If the number of hens is large compared to m, then a Poisson distribution 
is a good approximation to the binomial, so you can use it.  This is an
advantage, since the single datum provided is enough to fix the distribution.

Note that if m is large compared to 1, then the normal distribution is a good
approximation to both Poisson and binomial, so we could use Topher's second 
method in good conscience.

In either case, we should note that extreme values may give misleading 
probabilities, since Poisson has one long tail and normal has two.  We would
not use normal if n was negative, and we would not use either if n was 
greater than 3m or so.

.9>  The probability of each hen laying an egg on any particular day
>    is independent of whether or not any other hen or any combination of
>    hens lays an egg.

In a real henhouse I would expect that this is not a very good approximation.
Weather and quality and quantity of feed should cause correlations in the 
probabilities of a hen laying an egg.  This would make more probable the n
values far from the average.

A simple way I could handle this is to make a histogram of actual egg 
production and compare it to the binomial distribution.  I could express
the actual probability as a product of binomial probability and a 
correction factor:

	PA(n) = PB(n) * PC(n)

and then use the usual graphic or numeric techniques to estimate PC(n).

I could also hunt up the modified forms of the normal (skew and kurtosis and
all that) and use my histogram to estimate their parameters.

I could also create a model in which I explicitly build in variations over time
of the probability that a hen will lay an egg.  I could assume a form with
parameters for this variation and then estimate these parameters.  I think 
this would involve me in a convolution integral of the normal distribution.
Hmm... I wonder if this would result in a normal with increased variance?
That would simplify my estimations.

Contrary to previous statements, it is possible to answer this question, with 
the information given, if you are willing to be subjectivist enough.  I doubt
this would appeal to the average poultry farmer, but I can think of 
circumstances where this approach would be useful.

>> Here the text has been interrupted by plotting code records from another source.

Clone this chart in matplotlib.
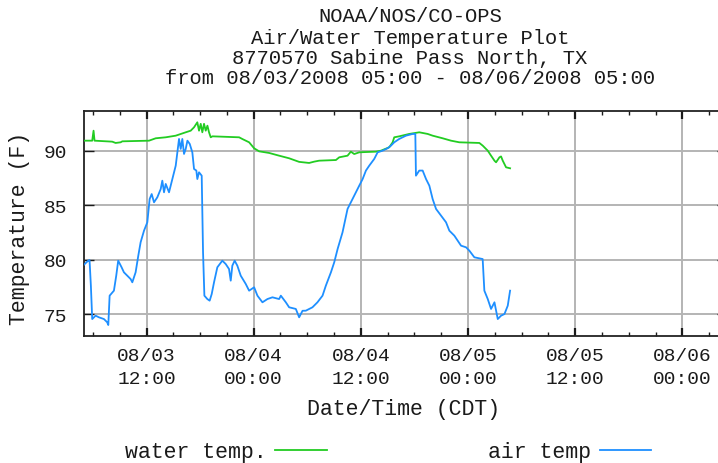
import matplotlib
matplotlib.use("Agg")
import matplotlib.pyplot as plt
import matplotlib.dates as mdates
import pandas as pd

# ---------------- data ----------------
title_lines = ["NOAA/NOS/CO-OPS",
               "Air/Water Temperature Plot",
               "8770570 Sabine Pass North, TX",
               "from 08/03/2008 05:00 - 08/06/2008 05:00"]
start_time = "2008-08-03 05:00"
end_time = "2008-08-06 05:00"

# hours after 08/03/2008 05:00
water_hours = [0.0, 0.92, 1.07, 1.18, 3.16, 3.54, 4.10, 4.29, 7.28, 8.03, 9.15,
               10.27, 11.39, 11.95, 12.32, 12.69, 12.88, 13.07, 13.25, 13.44,
               13.63, 13.82, 14.0, 14.19, 14.38, 17.37, 17.74, 18.49, 19.05,
               19.61, 20.73, 21.85, 22.97, 24.09, 25.21, 25.77, 26.33, 28.21,
               28.58, 29.51, 29.88, 30.26, 30.82, 32.69, 33.25, 34.18, 34.56,
               34.74, 35.30, 36.42, 37.54, 38.48, 39.04, 40.16, 41.1, 42.03,
               44.27, 44.65, 45.21, 45.58, 45.96, 46.14, 46.52, 46.7, 46.89,
               47.26, 47.71]
water_temp = [90.95, 90.95, 91.87, 90.95, 90.86, 90.74, 90.8, 90.89, 90.95,
              91.17, 91.26, 91.41, 91.72, 91.87, 92.18, 92.64, 91.87, 92.5,
              91.72, 92.5, 91.87, 92.33, 91.72, 91.26, 91.35, 91.26, 91.1,
              90.8, 90.25, 89.97, 89.82, 89.57, 89.33, 89.0, 88.9, 89.02,
              89.11, 89.17, 89.42, 89.57, 89.94, 89.72, 89.88, 89.94, 90.03,
              90.34, 90.8, 91.26, 91.35, 91.57, 91.72, 91.57, 91.41, 91.17,
              90.95, 90.8, 90.74, 90.49, 90.03, 89.57, 89.11, 88.96, 89.42,
              89.5, 89.11, 88.5, 88.41]

air_hours = [0.0, 0.47, 0.62, 0.77, 0.92, 1.30, 1.67, 2.23, 2.60, 2.72, 2.87,
             3.35, 3.61, 3.83, 4.21, 4.47, 4.85, 5.22, 5.41, 5.78, 6.08, 6.34,
             6.72, 7.09, 7.35, 7.58, 7.84, 8.21, 8.59, 8.77, 8.96, 9.15, 9.52,
             9.89, 10.27, 10.45, 10.64, 10.83, 11.01, 11.2, 11.39, 11.58,
             11.84, 12.13, 12.32, 12.58, 12.69, 12.88, 13.18, 13.33, 13.48,
             13.81, 14.07, 14.3, 14.56, 14.93, 15.49, 15.87, 16.24, 16.43,
             16.61, 16.87, 17.17, 17.55, 18.11, 18.49, 19.05, 19.42, 19.98,
             20.54, 21.1, 21.85, 22.04, 22.6, 22.97, 23.72, 24.09, 24.47,
             24.84, 25.58, 26.14, 26.71, 27.08, 27.65, 28.02, 28.4, 28.95,
             29.51, 29.88, 30.26, 30.82, 31.2, 31.57, 31.94, 32.5, 32.88,
             33.44, 33.99, 34.37, 34.74, 35.30, 36.05, 36.8, 37.1, 37.17,
             37.54, 37.92, 38.3, 38.67, 39.04, 39.42, 39.98, 40.54, 40.91,
             41.47, 42.22, 42.78, 43.15, 43.71, 44.64, 44.83, 45.21, 45.58,
             45.96, 46.33, 46.7, 47.08, 47.45, 47.71]
air_temp = [79.54, 79.91, 79.97, 77.61, 74.54, 74.85, 74.7, 74.54, 74.24,
            73.99, 76.69, 77.15, 78.53, 79.91, 79.3, 78.84, 78.53, 78.22,
            77.92, 78.84, 80.37, 81.6, 82.67, 83.44, 85.58, 86.04, 85.28,
            85.74, 86.5, 87.27, 86.2, 86.97, 86.2, 87.42, 88.65, 89.88, 91.11,
            90.19, 91.11, 89.73, 90.19, 90.95, 90.65, 89.88, 88.35, 88.2,
            87.42, 88.04, 87.73, 80.68, 76.69, 76.38, 76.23, 76.84, 77.92,
            79.3, 79.91, 79.6, 79.14, 78.07, 79.45, 79.91, 79.45, 78.53,
            77.77, 77.15, 77.46, 76.69, 76.08, 76.38, 76.54, 76.38, 76.69,
            76.08, 75.62, 75.47, 74.7, 75.3, 75.31, 75.62, 76.08, 76.69,
            77.61, 78.84, 79.76, 80.99, 82.52, 84.67, 85.28, 85.89, 86.81,
            87.42, 88.2, 88.65, 89.27, 89.88, 90.03, 90.25, 90.49, 90.8,
            91.11, 91.41, 91.57, 91.57, 87.73, 88.2, 88.2, 87.42, 86.81,
            85.58, 84.67, 84.05, 83.44, 82.67, 82.21, 81.29, 81.14, 80.83,
            80.22, 80.06, 77.15, 76.38, 75.47, 76.08, 74.54, 74.85, 75.0,
            75.77, 77.15]

x_tick_times = ["2008-08-03 12:00", "2008-08-04 00:00", "2008-08-04 12:00",
                "2008-08-05 00:00", "2008-08-05 12:00", "2008-08-06 00:00"]
x_tick_labels = ["08/03\n12:00", "08/04\n00:00", "08/04\n12:00",
                 "08/05\n00:00", "08/05\n12:00", "08/06\n00:00"]
y_ticks = [75, 80, 85, 90]
y_tick_labels = ["75", "80", "85", "90"]
legend_labels = ["water temp.", "air temp"]

# ---------------- style ----------------
FONT = ["Liberation Mono", "DejaVu Sans Mono"]
FS_TICK = 14
FS_TEXT = 15.5
FS_TITLE = 14.8
TXT = "#1a1a1a"
GREEN = "#22cc22"
BLUE = "#1e8fff"

plt.rcParams["font.family"] = FONT
plt.rcParams["font.size"] = FS_TICK

W, H = 718, 464
fig = plt.figure(figsize=(W / 100, H / 100), dpi=100)
ax = fig.add_axes([84 / W, 1 - 337 / H, (727 - 84) / W, (337 - 112) / H])

t0 = pd.Timestamp(start_time)
water_x = (t0 + pd.to_timedelta(water_hours, unit="h")).to_pydatetime()
air_x = (t0 + pd.to_timedelta(air_hours, unit="h")).to_pydatetime()

l_water, = ax.plot(water_x, water_temp, color=GREEN, lw=1.3, zorder=3)
l_air, = ax.plot(air_x, air_temp, color=BLUE, lw=1.3, zorder=3)

ax.set_xlim(pd.Timestamp(start_time).to_pydatetime(),
            pd.Timestamp(end_time).to_pydatetime())
ax.set_ylim(72.98, 93.68)

ax.set_xticks(pd.to_datetime(x_tick_times).to_pydatetime())
ax.set_xticklabels(x_tick_labels, linespacing=1.45)
ax.xaxis.set_minor_locator(mdates.HourLocator(byhour=range(0, 24, 3)))
ax.set_yticks(y_ticks)
ax.set_yticklabels(y_tick_labels)

ax.grid(True, which="major", color="#b4b4b4", lw=1.4, zorder=1)
ax.set_axisbelow(True)
ax.tick_params(axis="x", which="major", direction="in", length=6, width=1.6,
               top=True, bottom=True, colors=TXT, pad=8, labelsize=FS_TICK)
ax.tick_params(axis="x", which="minor", direction="in", length=3, width=1.0,
               top=True, bottom=True, colors=TXT)
ax.tick_params(axis="y", which="major", direction="in", length=7, width=1.0,
               left=True, right=True, colors=TXT, pad=12, labelsize=FS_TICK)
for s in ax.spines.values():
    s.set_linewidth(1.3)
    s.set_color("#222222")

# titles
title_y = [17, 38, 58, 78]
for line, yy in zip(title_lines, title_y):
    fig.text(410 / W, 1 - yy / H, line, ha="center", va="center",
             fontsize=FS_TITLE, color=TXT)

fig.text(404 / W, 1 - 410 / H, "Date/Time (CDT)", ha="center", va="center",
         fontsize=FS_TEXT, color=TXT)
fig.text(20 / W, 1 - 228 / H, "Temperature (F)", ha="center", va="center",
         rotation=90, fontsize=FS_TEXT, color=TXT)

fig.legend([l_water, l_air], legend_labels, ncol=2, markerfirst=False,
           frameon=False, loc="center", bbox_to_anchor=(388 / W, 1 - 453 / H),
           handlelength=2.4, handletextpad=0.4, columnspacing=7.5,
           fontsize=FS_TEXT, labelcolor=TXT)

fig.savefig("out.png", dpi=100)
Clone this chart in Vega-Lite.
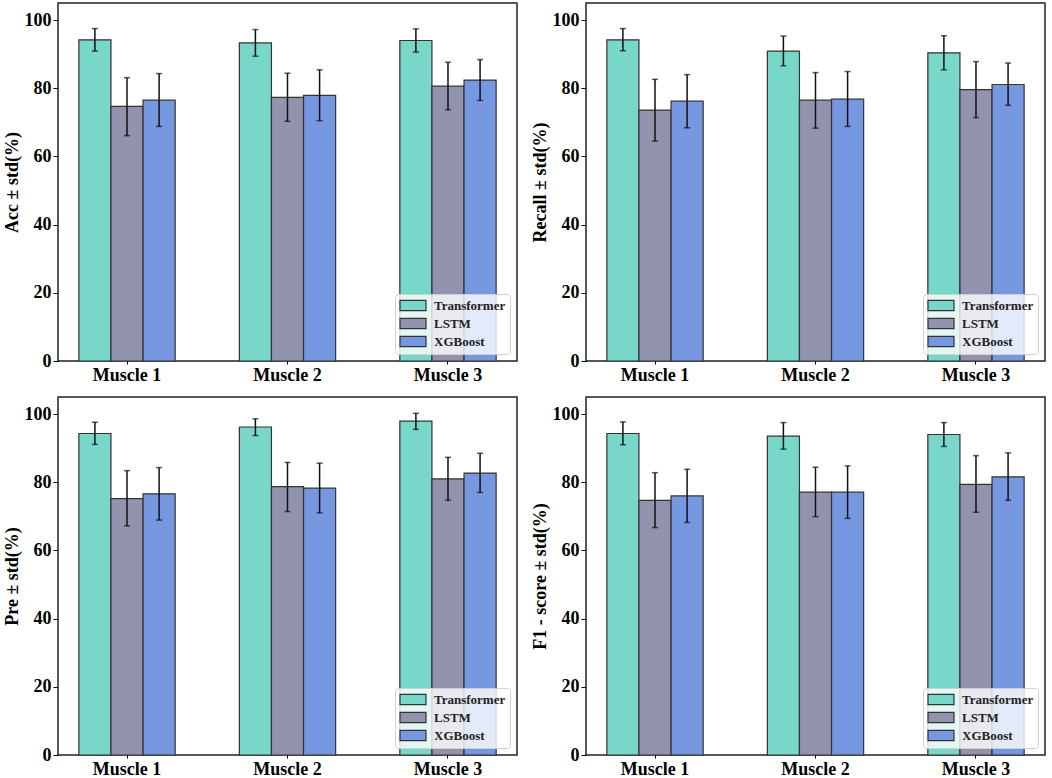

Based on the problem statement in .0, we know we have a distribution P(n) with
mean value m.  From our general knowledge of hens, we know that 

	P(n)=0 		when n<0.

We can ask what distribution will satisfy these two statements while introducing 
the minimum new information.  We can quantify information as the sum of

	P(n) n ln(n)

so our problem becomes finding the distribution which gives an extremum for 
this sum.  I can't solve problems like this, but when I have seen them solved
the answer usually turns out to be something simple and well known.  So I will
guess that the solution is the Poisson distribution.  This would provide 
another answer to the question in .7.